Do things that boost your self-esteem
It’s not uncommon for people who are under a lot of stress to start thinking less of themselves. We sometimes see these problems that life throws our way as a chance to prove that we’re strong, and when we fall prey to the mental pressure, we start thinking that we’re too weak to handle these “grown-up” problems.
But what if you engaged in activities that you know you can pull off, and that can boost your self-esteem in the process? In other words, do things you know you’re good at and can’t fail, so that you can indulge in these little victories that actually mean a lot for your mental well-being.
Are you really good at cooking? Then organize a dinner party and whip up your famous cupcakes or that tasty lasagna that your friends love. Are you keen on solving math problems? How about looking for some tough puzzles and work your way to finding the solution? Are you more of a creative person? Then how about looking for your next DIY project and create something you can take pride in? These activities can lead you to have an amazing day at home.
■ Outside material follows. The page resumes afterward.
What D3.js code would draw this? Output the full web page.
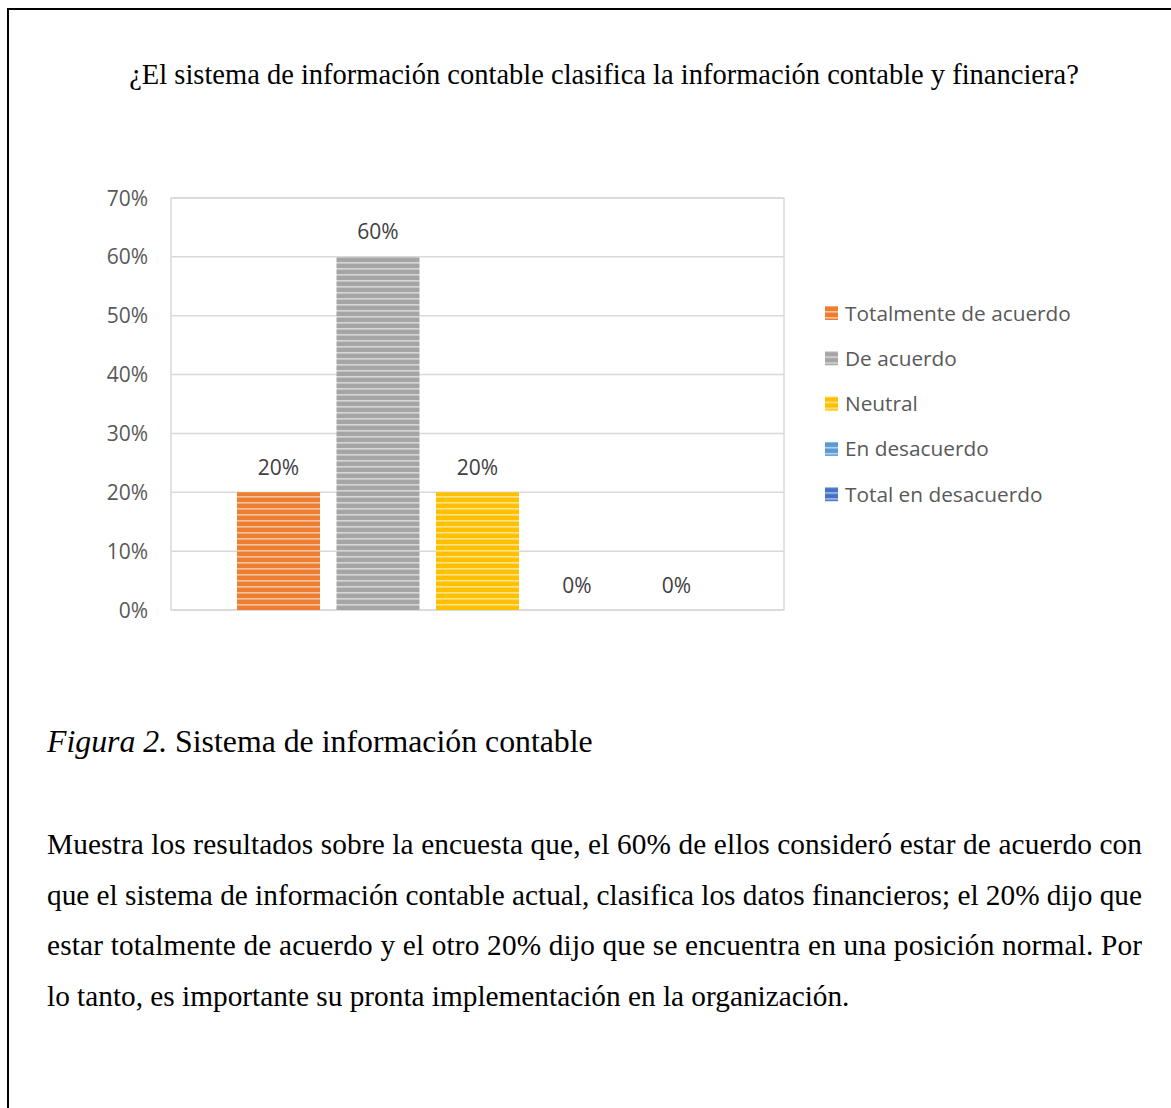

The key is to focus on what you’re good at in order for you to understand your worth and accept the fact that nobody is good at absolutely everything. This little self-esteem tip is bound to take some of the stress off your shoulders (and even if it didn’t, you’ll have something to occupy your mind with and avoid thinking about your problems for a little while).
Stress can be a slow killer, and even if you sense it on a mental level, it also has a negative impact on your body as well. People who are stressed tend to get sick more often, find it harder to recover when they fall ill, are more likely to pick fights with family and friends, and have a harder time sleeping once a certain something keeps them up at night.
Dealing with stress is extremely important, and a lot of people see stress as something that everybody has to deal with, so the best they can do is “suck it up”. But there is something in between whining all the time and completely ignoring the fact that you’re feeling like you’re about to explode, and that’s called stress management.